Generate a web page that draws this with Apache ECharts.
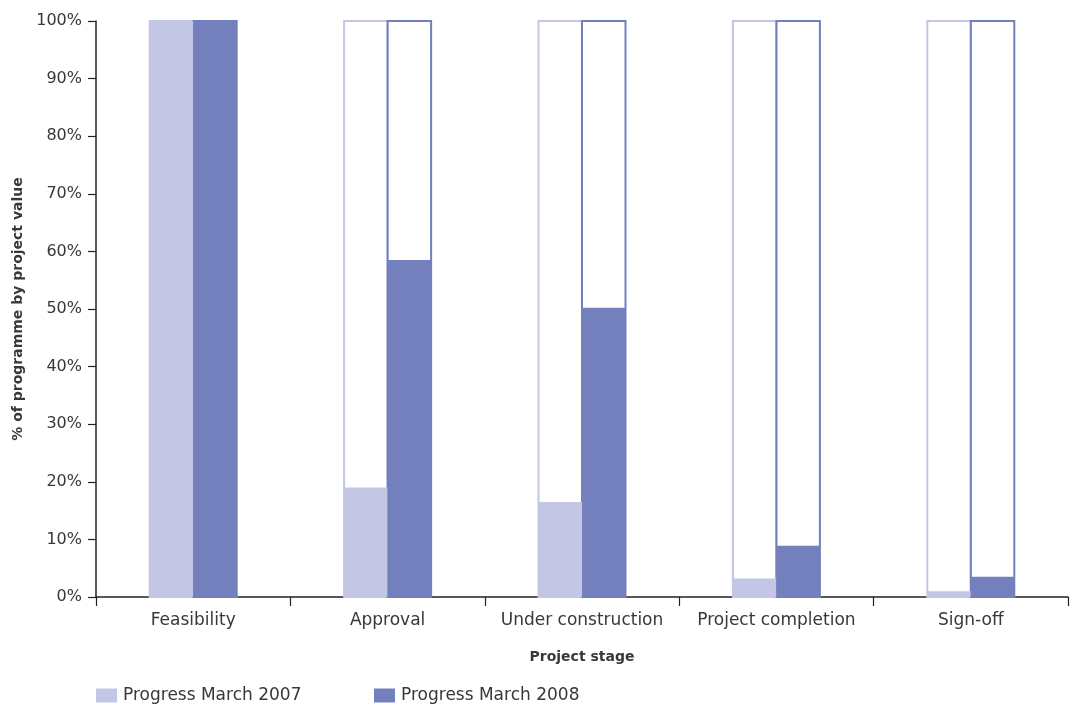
<!DOCTYPE html>
<html>
<head>
<meta charset="utf-8">
<script src="https://cdn.jsdelivr.net/npm/echarts@6/dist/echarts.min.js"></script>
<style>
  html, body { margin: 0; padding: 0; background: #ffffff; }
  #chart { width: 1072px; height: 705px; }
</style>
</head>
<body>
<div id="chart"></div>
<script>
// Project stages along the x axis
const stages = ['Feasibility', 'Approval', 'Under construction', 'Project completion', 'Sign-off'];
// Share of programme (by project value) that has reached each stage
const progress2007 = [100, 19, 16.5, 3.2, 1];
const progress2008 = [100, 58.5, 50.2, 8.9, 3.5];
const yTicks = [0, 10, 20, 30, 40, 50, 60, 70, 80, 90, 100];

const lightColor = '#c3c6e5';
const darkColor = '#7480bd';
const textColor = '#383838';
const font = 'DejaVu Sans';

const chart = echarts.init(document.getElementById('chart'), null, { renderer: 'canvas' });

const legendText = { fontFamily: font, fontSize: 17, color: textColor, padding: [0, 0, 0, 1] };

chart.setOption({
  animation: false,
  textStyle: { fontFamily: font, color: textColor },
  grid: { left: 96, right: 4, top: 21, bottom: 108, containLabel: false, outerBoundsMode: 'none' },
  legend: [
    {
      left: 96, top: 687, padding: 0, itemWidth: 21, itemHeight: 14, itemGap: 0,
      icon: 'rect', selectedMode: false, textStyle: legendText,
      data: ['Progress March 2007']
    },
    {
      left: 374, top: 687, padding: 0, itemWidth: 21, itemHeight: 14, itemGap: 0,
      icon: 'rect', selectedMode: false, textStyle: legendText,
      data: ['Progress March 2008']
    }
  ],
  xAxis: {
    type: 'category',
    data: stages,
    name: 'Project stage',
    nameLocation: 'middle',
    nameGap: 53,
    nameTextStyle: { fontFamily: font, fontSize: 14, fontWeight: 'bold', color: textColor },
    axisLine: { lineStyle: { color: '#222222', width: 1.5 } },
    axisTick: { show: true, interval: 0, alignWithLabel: false, length: 9, lineStyle: { color: '#222222', width: 1.2 } },
    axisLabel: { interval: 0, hideOverlap: false, fontFamily: font, fontSize: 17, color: textColor, margin: 15 }
  },
  yAxis: {
    type: 'value',
    min: 0, max: 100, interval: 10,
    name: '% of programme by project value',
    nameLocation: 'middle',
    nameGap: 68,
    nameTextStyle: { fontFamily: font, fontSize: 14, fontWeight: 'bold', color: textColor },
    axisLine: { show: true, lineStyle: { color: '#222222', width: 1.5 } },
    axisTick: { show: true, length: 8, lineStyle: { color: '#222222', width: 1.2 } },
    splitLine: { show: false },
    axisLabel: {
      fontFamily: font, fontSize: 16, color: textColor, margin: 14,
      formatter: v => (yTicks.includes(v) ? v + '%' : '')
    }
  },
  series: [
    {
      name: 'Progress March 2007',
      type: 'bar',
      data: progress2007,
      barWidth: 43.5,
      barGap: '0%',
      itemStyle: { color: lightColor },
      showBackground: true,
      backgroundStyle: { color: 'rgba(255,255,255,0)', borderColor: lightColor, borderWidth: 2 }
    },
    {
      name: 'Progress March 2008',
      type: 'bar',
      data: progress2008,
      barWidth: 43.5,
      barGap: '0%',
      itemStyle: { color: darkColor },
      showBackground: true,
      backgroundStyle: { color: 'rgba(255,255,255,0)', borderColor: darkColor, borderWidth: 2 }
    }
  ]
});
</script>
</body>
</html>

### WHAT THIS TASK INVOLVES
Of the lines in the listing, how many hold the word "that"? Nothing but the number is needed.

### FINISHED ANSWER
2